We've made tremendous progress on a whole host of social issues, from ending "don't ask, don't tell" so that every American can serve their country regardless of who they love to making sure that we've got equal pay for equal work, to making sure that we've got national service so that our young people can use their talents to help rebuild America.
But our job is not finished. We still have work to do on immigration reform, where we have to once again be a nation of laws and a nation of immigrants, one that welcomes the strength that comes from talented people from all around the world wanting to be here, but also making sure that we're doing it in orderly way.
And we sure have got a lot of work to do on the international front. When I came into office, we had two active wars. By the end of this year, one war will be done. And we will be transitioning in Afghanistan to turn over more and more security to the Afghan people.
But there's also enormous challenges and opportunities to all that's happening in the Arab world right now. And it requires us to articulate clearly what we stand for, what our values are, to reject isolationism, but it also requires us to recognize that us having influence in these affairs is going to have less to do with our firepower and more to do with our ideas and our example, our economic engagement, the quality of our diplomacy. We've still got more work to do.
So the bottom line is this. Back in 2008, on election night, in Grant Park--it was a nice night in Chicago--I said to people, this is not the end, this is the beginning. We've got a steep climb ahead of us to get to that summit where we want to be, where every single American knows that if they work hard, if they're doing the right thing, if they're carrying out their responsibilities, they have a chance at the American Dream.

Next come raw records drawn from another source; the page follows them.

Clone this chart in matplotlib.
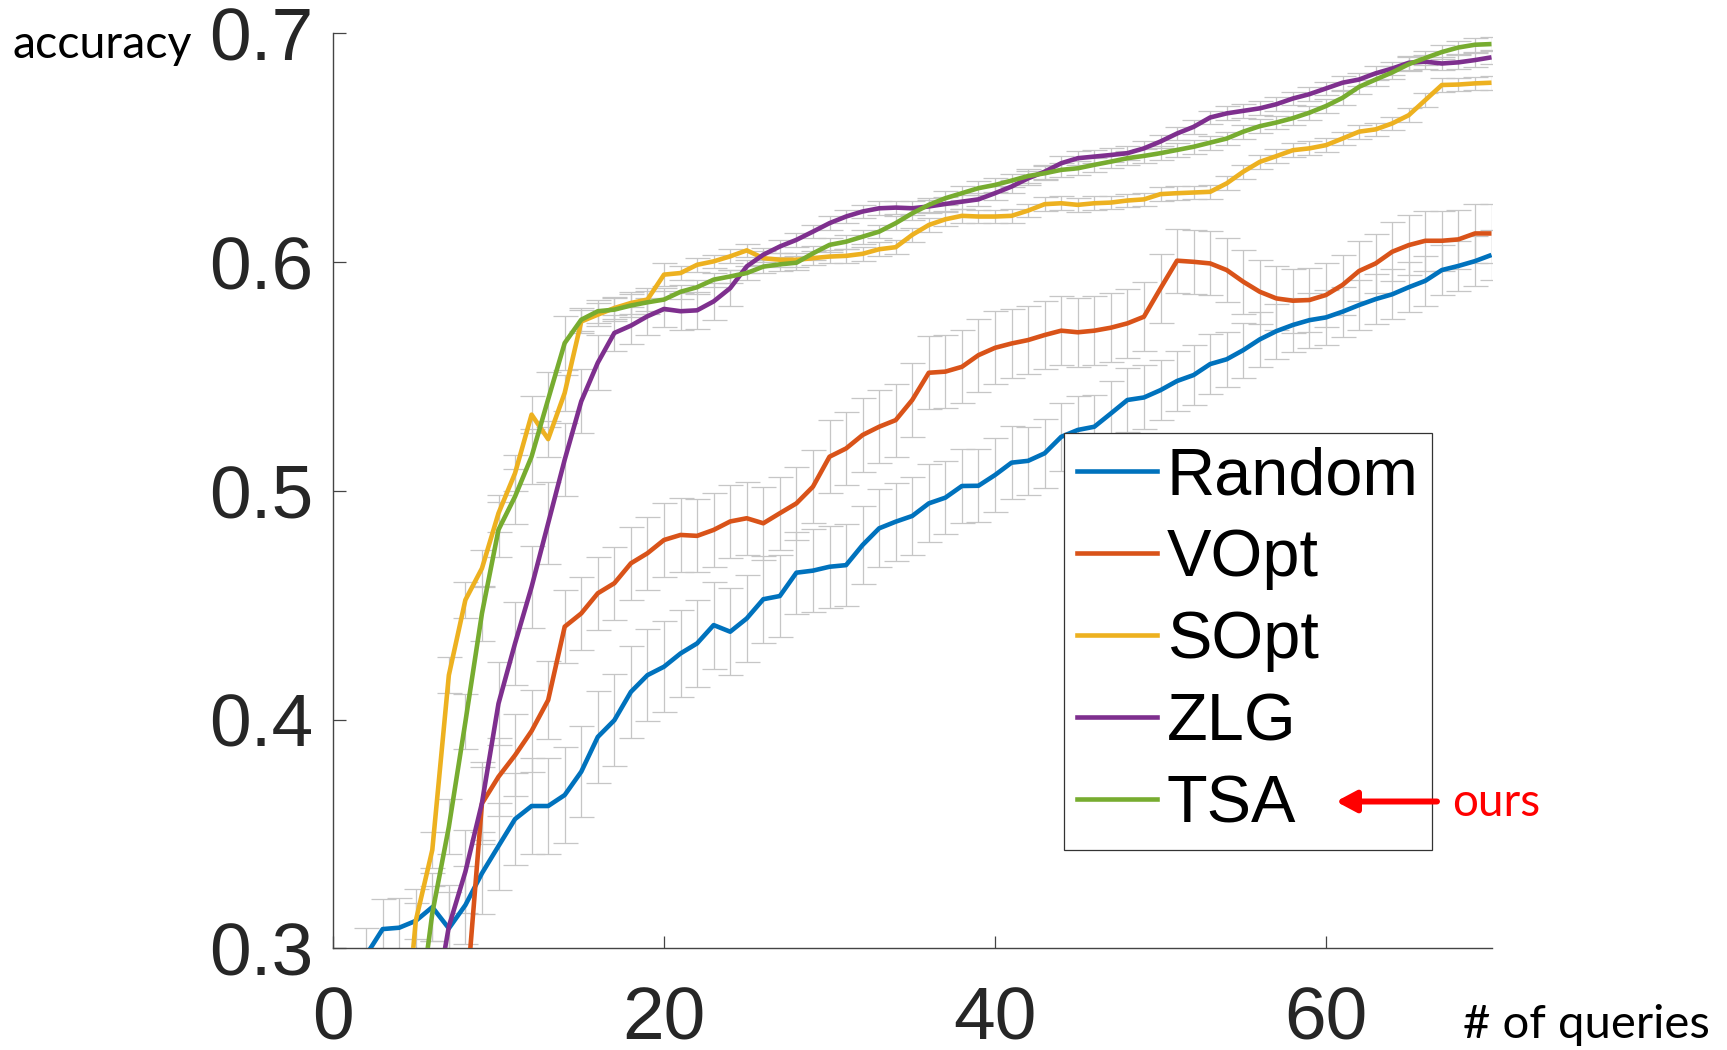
import numpy as np
import matplotlib
matplotlib.use("Agg")
import matplotlib.pyplot as plt
from matplotlib.lines import Line2D
from matplotlib.patches import FancyArrowPatch

# ---------------- data ----------------
series_names = ["Random", "VOpt", "SOpt", "ZLG", "TSA"]
series_colors = ["#0072BD", "#D95319", "#EDB120", "#7E2F8E", "#77AC30"]

random_start = 2
random_acc = [0.297, 0.3084, 0.309, 0.312, 0.318, 0.3087, 0.3189, 0.3328, 0.3447, 0.3565,
              0.3622, 0.3622, 0.367, 0.3772, 0.3924, 0.3997, 0.4121, 0.4194, 0.4231, 0.4289,
              0.4333, 0.4413, 0.4384, 0.4442, 0.4526, 0.4540, 0.4642, 0.4651, 0.4668, 0.4675,
              0.4763, 0.4836, 0.4865, 0.489, 0.4945, 0.497, 0.5021, 0.5022, 0.5069, 0.5123,
              0.5131, 0.5164, 0.5236, 0.5266, 0.528, 0.5338, 0.5397, 0.5408, 0.544, 0.548,
              0.5506, 0.5554, 0.5575, 0.5615, 0.5662, 0.5698, 0.5725, 0.5746, 0.5758, 0.5783,
              0.5812, 0.5838, 0.5859, 0.589, 0.5918, 0.5965, 0.5983, 0.6004, 0.6031]
random_err = [0.012, 0.013, 0.013, 0.014, 0.015, 0.016, 0.017,
              0.018, 0.019, 0.020, 0.021, 0.021, 0.021, 0.020, 0.020, 0.020, 0.020, 0.020, 0.020,
              0.019, 0.019, 0.019, 0.019, 0.019, 0.019, 0.018, 0.018, 0.018, 0.018, 0.018, 0.017,
              0.017, 0.017, 0.017,
              0.017, 0.016, 0.016, 0.016, 0.016, 0.016, 0.015, 0.015, 0.015, 0.015, 0.014, 0.014,
              0.014, 0.014, 0.013,
              0.013, 0.013, 0.013, 0.012, 0.012, 0.012, 0.012, 0.012, 0.012, 0.012, 0.011, 0.011,
              0.011, 0.011, 0.011, 0.011, 0.011, 0.011, 0.011, 0.011]

vopt_start = 8
vopt_acc = [0.273, 0.3633, 0.375, 0.3844, 0.3950, 0.4085, 0.4406, 0.4464, 0.4552, 0.4596,
            0.4683, 0.4727, 0.4785, 0.4807, 0.4803, 0.4829, 0.4866, 0.488, 0.4858, 0.4902,
            0.4945, 0.5018, 0.5149, 0.5185, 0.5244, 0.528, 0.5309, 0.5397, 0.5516, 0.5521,
            0.5542, 0.5593, 0.5625, 0.5644, 0.5659, 0.5681, 0.57, 0.5693, 0.57, 0.5713,
            0.5732, 0.5761, 0.5885, 0.6006, 0.6001, 0.5994, 0.5965, 0.5914, 0.587, 0.5841,
            0.5831, 0.5834, 0.5856, 0.59, 0.5961, 0.5994, 0.6045, 0.6074, 0.6093, 0.6093,
            0.6099, 0.6125, 0.6125]
vopt_err = [0.015, 0.016, 0.017, 0.018, 0.018, 0.017, 0.016,
            0.016, 0.016, 0.016, 0.016, 0.016, 0.016, 0.016, 0.016, 0.016, 0.016, 0.016, 0.016,
            0.016, 0.016, 0.016, 0.016,
            0.016, 0.016, 0.016, 0.016, 0.016, 0.016, 0.016, 0.016, 0.016, 0.016,
            0.015, 0.015, 0.015, 0.015, 0.015, 0.015, 0.015, 0.015, 0.015, 0.015,
            0.014, 0.014, 0.014, 0.014, 0.014, 0.014, 0.014, 0.014, 0.014, 0.014,
            0.013, 0.013, 0.013, 0.013, 0.013, 0.013, 0.013, 0.013, 0.013, 0.013]

sopt_start = 4
sopt_acc = [0.232, 0.312, 0.343, 0.4194, 0.4523, 0.4661, 0.4902, 0.5077, 0.5333, 0.5226,
            0.5428, 0.574, 0.577, 0.5799, 0.5821, 0.5836, 0.5945, 0.5952, 0.5988, 0.6003,
            0.6025, 0.6051, 0.6017, 0.601, 0.601, 0.6017, 0.6024, 0.6027, 0.6036, 0.6056,
            0.6065, 0.6119, 0.6162, 0.6187, 0.6202, 0.6199, 0.6199, 0.6202, 0.6225, 0.6253,
            0.6257, 0.625, 0.6257, 0.626, 0.6269, 0.6274, 0.6297, 0.6301, 0.6304, 0.6307,
            0.6344, 0.6395, 0.6438, 0.6463, 0.6489, 0.6497, 0.6511, 0.654, 0.657, 0.658,
            0.6606, 0.6642, 0.6708, 0.6774, 0.6776, 0.6781, 0.6784]
sopt_err = [0.008, 0.008, 0.008, 0.008, 0.008, 0.008, 0.008, 0.008, 0.008, 0.008, 0.008,
            0.005, 0.005, 0.005, 0.005, 0.005, 0.005,
            0.003, 0.003, 0.003, 0.003, 0.003, 0.003, 0.003, 0.003, 0.003, 0.003,
            0.003, 0.003, 0.003, 0.003, 0.003, 0.003, 0.003, 0.003, 0.003, 0.003,
            0.003, 0.003, 0.003, 0.003, 0.003, 0.003, 0.003, 0.003, 0.003, 0.003,
            0.003, 0.003, 0.003, 0.003, 0.003, 0.003, 0.003, 0.003, 0.003, 0.003,
            0.003, 0.003, 0.003, 0.003, 0.003, 0.003, 0.003, 0.003, 0.003, 0.003]

zlg_start = 6
zlg_acc = [0.268, 0.3095, 0.3335, 0.3635, 0.407, 0.4333, 0.458, 0.4858, 0.5136, 0.5391,
           0.5560, 0.569, 0.5722, 0.5763, 0.5795, 0.5785, 0.5789, 0.5828, 0.5886, 0.5981,
           0.6032, 0.6068, 0.6097, 0.6133, 0.617, 0.6199, 0.6221, 0.6235, 0.6238, 0.6235,
           0.6243, 0.6254, 0.6264, 0.6274, 0.6301, 0.633, 0.6366, 0.6395, 0.6432, 0.6454,
           0.6461, 0.6468, 0.6476, 0.6497, 0.6527, 0.6562, 0.6591, 0.6632, 0.665, 0.6661,
           0.6672, 0.669, 0.6715, 0.6734, 0.6759, 0.6784, 0.6798, 0.6825, 0.6846, 0.6871,
           0.6876, 0.6868, 0.6873, 0.6883, 0.6895]
zlg_err = [0.018, 0.018, 0.018, 0.018, 0.018, 0.018, 0.018, 0.018, 0.016, 0.014, 0.012,
           0.008, 0.008, 0.008, 0.008, 0.008, 0.008, 0.008, 0.008,
           0.003, 0.003, 0.003, 0.003, 0.003, 0.003, 0.003, 0.003, 0.003, 0.003,
           0.003, 0.003, 0.003, 0.003, 0.003, 0.003, 0.003, 0.003, 0.003, 0.003,
           0.003, 0.003, 0.003, 0.003, 0.003, 0.003, 0.003, 0.003, 0.003, 0.003,
           0.003, 0.003, 0.003, 0.003, 0.003, 0.003, 0.003, 0.003, 0.003, 0.003,
           0.003, 0.003, 0.003, 0.003, 0.003, 0.003]

tsa_start = 5
tsa_acc = [0.26, 0.3153, 0.3531, 0.3990, 0.4464, 0.483, 0.4975, 0.515, 0.540, 0.5646,
           0.5748, 0.5785, 0.5792, 0.581, 0.5824, 0.5836, 0.587, 0.589, 0.5923, 0.5937,
           0.5952, 0.598, 0.5990, 0.5997, 0.6038, 0.6075, 0.6089, 0.6111, 0.6133, 0.617,
           0.6213, 0.625, 0.6279, 0.6301, 0.6323, 0.6337, 0.6356, 0.6376, 0.6388, 0.6403,
           0.641, 0.6425, 0.6439, 0.6454, 0.6464, 0.6476, 0.649, 0.6504, 0.6522, 0.654,
           0.657, 0.6594, 0.661, 0.6629, 0.6653, 0.6682, 0.6718, 0.6766, 0.6798, 0.6829,
           0.6865, 0.6892, 0.6918, 0.6938, 0.695, 0.6953]
tsa_err = [0.012, 0.012, 0.012, 0.012, 0.012, 0.012, 0.012, 0.012, 0.012, 0.012,
           0.005, 0.005, 0.005, 0.005, 0.005, 0.005,
           0.003, 0.003, 0.003, 0.003, 0.003, 0.003, 0.003, 0.003, 0.003, 0.003,
           0.003, 0.003, 0.003, 0.003, 0.003, 0.003, 0.003, 0.003, 0.003, 0.003,
           0.003, 0.003, 0.003, 0.003, 0.003, 0.003, 0.003, 0.003, 0.003, 0.003,
           0.003, 0.003, 0.003, 0.003, 0.003, 0.003, 0.003, 0.003, 0.003, 0.003,
           0.003, 0.003, 0.003, 0.003, 0.003, 0.003, 0.003, 0.003, 0.003, 0.003]

x_ticks = [0, 20, 40, 60]
y_ticks = [0.3, 0.4, 0.5, 0.6, 0.7]
y_tick_labels = ["0.3", "0.4", "0.5", "0.6", "0.7"]
x_label = "# of queries"
y_label = "accuracy"
note_text = "ours"

# ---------------- figure ----------------
W, H, DPI = 1727, 1050, 100
fig = plt.figure(figsize=(W / DPI, H / DPI), dpi=DPI)
ax = fig.add_axes([333 / W, 1 - 948.3 / H, (1491.5 - 333) / W, (948.3 - 33.3) / H])

starts = [random_start, vopt_start, sopt_start, zlg_start, tsa_start]
accs = [random_acc, vopt_acc, sopt_acc, zlg_acc, tsa_acc]
errs = [random_err, vopt_err, sopt_err, zlg_err, tsa_err]

for s, a, e in zip(starts, accs, errs):
    xs = np.arange(s, s + len(a))
    ax.errorbar(xs, a, yerr=e, fmt="none", ecolor="#c6c6c6", elinewidth=0.9,
                capsize=9, capthick=0.9, zorder=1)

LW = 3.3
handles = []
for name, col, s, a in zip(series_names, series_colors, starts, accs):
    xs = np.arange(s, s + len(a))
    ax.plot(xs, a, color=col, lw=LW, zorder=3, solid_joinstyle="round",
            solid_capstyle="butt", label=name)
    handles.append(Line2D([], [], color=col, lw=LW))

ax.set_xlim(0, 70)
ax.set_ylim(0.3, 0.7)
ax.set_xticks(x_ticks)
ax.set_xticklabels([str(t) for t in x_ticks])
ax.set_yticks(y_ticks)
ax.set_yticklabels(y_tick_labels)

for sp in ["top", "right"]:
    ax.spines[sp].set_visible(False)
for sp in ["left", "bottom"]:
    ax.spines[sp].set_color("#444444")
    ax.spines[sp].set_linewidth(1.0)

ax.tick_params(direction="in", length=9, width=0.9, color="#444444",
               labelsize=54, labelcolor="#262626")
ax.tick_params(axis="y", pad=14)
ax.tick_params(axis="x", pad=27)
for lab in ax.get_xticklabels() + ax.get_yticklabels():
    lab.set_fontfamily("Liberation Sans")

# labels in humanist font
fig.text(13 / W, 1 - 58 / H, y_label, fontfamily="Lato", fontsize=33.5,
         ha="left", va="baseline", color="black")
fig.text(1463 / W, 1 - 1038 / H, x_label, fontfamily="Lato", fontsize=34,
         ha="left", va="baseline", color="black")
fig.text(1452 / W, 1 - 815.6 / H, note_text, fontfamily="Lato", fontsize=33,
         ha="left", va="baseline", color="#ff0000")

# legend
leg = fig.legend(handles, series_names, loc="upper left",
                 bbox_to_anchor=(1064 / W, 1 - 433 / H), bbox_transform=fig.transFigure,
                 frameon=True, fancybox=False, framealpha=1, edgecolor="#333333",
                 prop={"family": "Liberation Sans", "size": 48},
                 handlelength=1.2, handletextpad=0.14, labelspacing=0.30,
                 borderpad=0.2, borderaxespad=0)
leg.get_frame().set_linewidth(0.9)

# red arrow pointing at TSA (drawn above the legend)
arrow = FancyArrowPatch((1437 / W, 1 - 801.5 / H), (1336 / W, 1 - 801.5 / H),
                        transform=fig.transFigure,
                        arrowstyle="-|>,head_length=0.6,head_width=0.32",
                        color="#ff0000", lw=4.3, shrinkA=0, shrinkB=0,
                        mutation_scale=20, zorder=20)
fig.add_artist(arrow)

fig.savefig("out.png", dpi=DPI)
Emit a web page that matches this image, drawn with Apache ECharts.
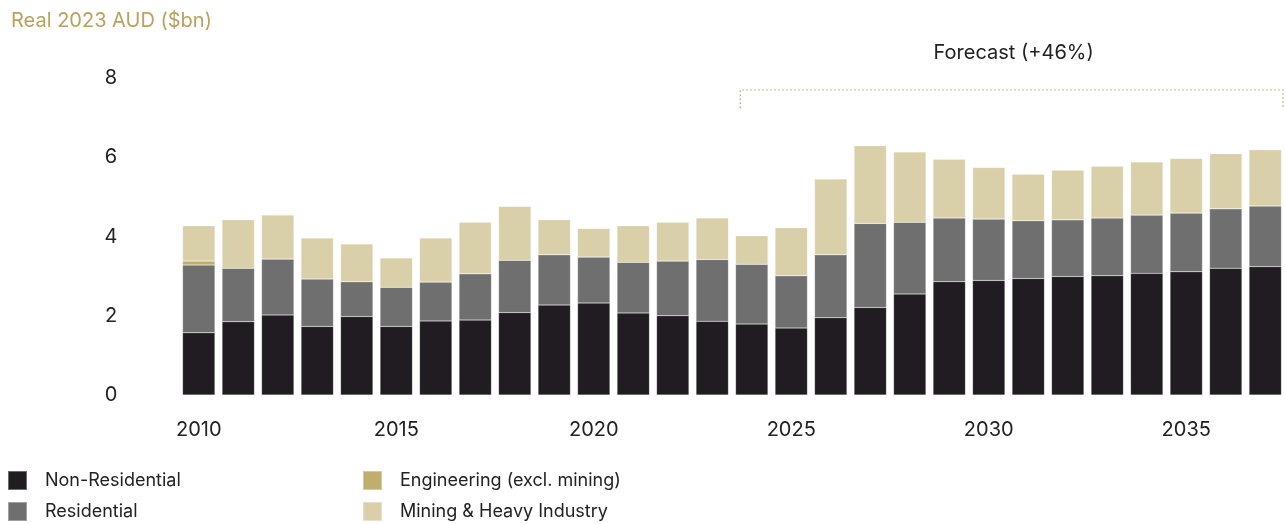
<!DOCTYPE html>
<html>
<head>
<meta charset="utf-8">
<script src="https://cdn.jsdelivr.net/npm/echarts@6/dist/echarts.min.js"></script>
<style>
html,body{margin:0;padding:0;background:#fff;}
#chart{width:1285px;height:524px;}
</style>
</head>
<body>
<div id="chart"></div>
<script>
const years = ['2010','2011','2012','2013','2014','2015','2016','2017','2018','2019','2020','2021','2022','2023','2024','2025','2026','2027','2028','2029','2030','2031','2032','2033','2034','2035','2036','2037'];
const nonResidential = [1.57,1.85,2.02,1.73,1.98,1.73,1.87,1.89,2.08,2.27,2.32,2.07,2.00,1.86,1.79,1.69,1.95,2.21,2.55,2.86,2.89,2.94,2.99,3.01,3.07,3.11,3.20,3.24];
const residential = [1.71,1.35,1.41,1.20,0.88,0.99,0.98,1.17,1.32,1.27,1.16,1.28,1.38,1.56,1.51,1.32,1.59,2.12,1.81,1.61,1.55,1.46,1.43,1.46,1.47,1.48,1.50,1.53];
const engineering = [0.10,0,0,0,0,0,0,0,0,0,0,0,0,0,0,0,0,0,0,0,0,0,0,0,0,0,0,0];
const mining = [0.89,1.22,1.11,1.03,0.95,0.74,1.11,1.30,1.36,0.88,0.72,0.92,0.98,1.05,0.72,1.21,1.91,1.96,1.77,1.48,1.30,1.17,1.25,1.30,1.34,1.38,1.39,1.42];
const yTicks = [0,2,4,6,8];
const forecastStart = '2024';
const forecastLabel = 'Forecast (+46%)';
const unitLabel = 'Real 2023 AUD ($bn)';
const seriesNames = ['Non-Residential','Residential','Engineering (excl. mining)','Mining & Heavy Industry'];

const FONT = 'Inter, "Noto Sans", sans-serif';
const chart = echarts.init(document.getElementById('chart'), null, {renderer:'canvas'});

function bar(name, data, color){
  return {name, type:'bar', stack:'total', data, barWidth:'82%',
    itemStyle:{color, borderColor:'rgba(255,255,255,0.35)', borderWidth:0.5}};
}

function legendAt(name, left, top){
  return {data:[name], left, top, padding:0, itemWidth:19, itemHeight:19, icon:'rect',
    textStyle:{fontSize:18, color:'#222', fontFamily:FONT, padding:[0,0,0,13]}};
}

const option = {
  animation:false,
  backgroundColor:'#fff',
  textStyle:{fontFamily:FONT},
  title:{text:unitLabel, left:6, top:6, textStyle:{fontFamily:FONT, fontSize:20, fontWeight:'normal', color:'#B9A25E'}},
  grid:{left:179, right:-5, top:78, bottom:129, containLabel:false},
  xAxis:{type:'category', data:years,
    axisLine:{show:false}, axisTick:{show:false},
    axisLabel:{interval:4, margin:25, fontSize:20, color:'#222', fontFamily:FONT}},
  yAxis:{type:'value', min:yTicks[0], max:yTicks[yTicks.length-1], interval:2,
    splitLine:{show:false}, axisLine:{show:false}, axisTick:{show:false},
    axisLabel:{margin:68, fontSize:20, color:'#222', fontFamily:FONT, align:'center'}},
  legend:[
    legendAt(seriesNames[0], 7, 470),
    legendAt(seriesNames[1], 7, 501),
    legendAt(seriesNames[2], 362, 470),
    legendAt(seriesNames[3], 362, 501)
  ],
  series:[
    bar(seriesNames[0], nonResidential, '#201C22'),
    bar(seriesNames[1], residential, '#6F6F6F'),
    bar(seriesNames[2], engineering, '#BFAE6E'),
    bar(seriesNames[3], mining, '#D9D0A9')
  ]
};
chart.setOption(option);

// forecast bracket
const idx = years.indexOf(forecastStart);
const cx = chart.convertToPixel({xAxisIndex:0}, idx);
const cx2 = chart.convertToPixel({xAxisIndex:0}, idx+1);
const step = cx2 - cx;
const x0 = cx - step*0.29;
const x1 = 1283;
const yLine = 90, yEnd = 108;
const dash = {stroke:'#B9A25E', lineWidth:1.2, lineDash:[1.5,2.5]};
chart.setOption({graphic:[
  {type:'polyline', shape:{points:[[x0,yEnd],[x0,yLine],[x1,yLine],[x1,yEnd]]}, style:Object.assign({fill:null}, dash), silent:true},
  {type:'text', x:(x0+x1)/2 + 2, y:53, style:{text:forecastLabel, fontSize:20, fontFamily:FONT, fill:'#222', align:'center', verticalAlign:'middle'}}
]});
</script>
</body>
</html>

We're just part of the way up that mountain. And the only way we're going to get all the way up that mountain is if we are as engaged, as motivated, as involved, as excited, working as hard as we were in 2008. And that may be a little bit of challenge. Because, let's face it, back in 2008, I was new. [Laughter]
Now I'm gray. [Laughter] I've got dings and dents. The old posters are all faded. [Laughter] People make fun of hope and change. And some folks have said, "Well, change didn't happen as fast as I wanted." Or, "It's not exactly as I expected." Or, "Why can't he just change the minds of all those Republicans?" [Laughter]
The thing is, change is never easy because we live in a democracy. And that's what's wonderful about this country, is we argue it out and ideas are tested. And sometimes we lurch this way or that way, and mistakes are made, but our general trajectory has always been to advance prosperity and equality and opportunity.
And so this process, as difficult as it has been, has also been invigorating. And I've never had more confidence in the possibilities of this great American experiment, partly because I get a chance to see and talk to Americans from every walk of life. And we are a good, decent people. And as hard as things have been, we are resilient, and we come back.
And so if you're willing to join with me in what will be my last campaign--[Laughter]--if you're willing to dig deep and talk to your friends and neighbors and coworkers and recognize, yes, we're a little older, we've matured a little bit, but that that fundamental project of delivering the American Dream for that next generation, that's just as urgent and as vital as ever, then I'm confident not only will we win in 2012, more importantly, we'll get a little further up that mountain. That's our job.
So thank you very much, everybody. Thank you.
Note: The President spoke at 9:06 p.m. at the Mandarin Oriental hotel. Audio was not available for verification of the content of these remarks.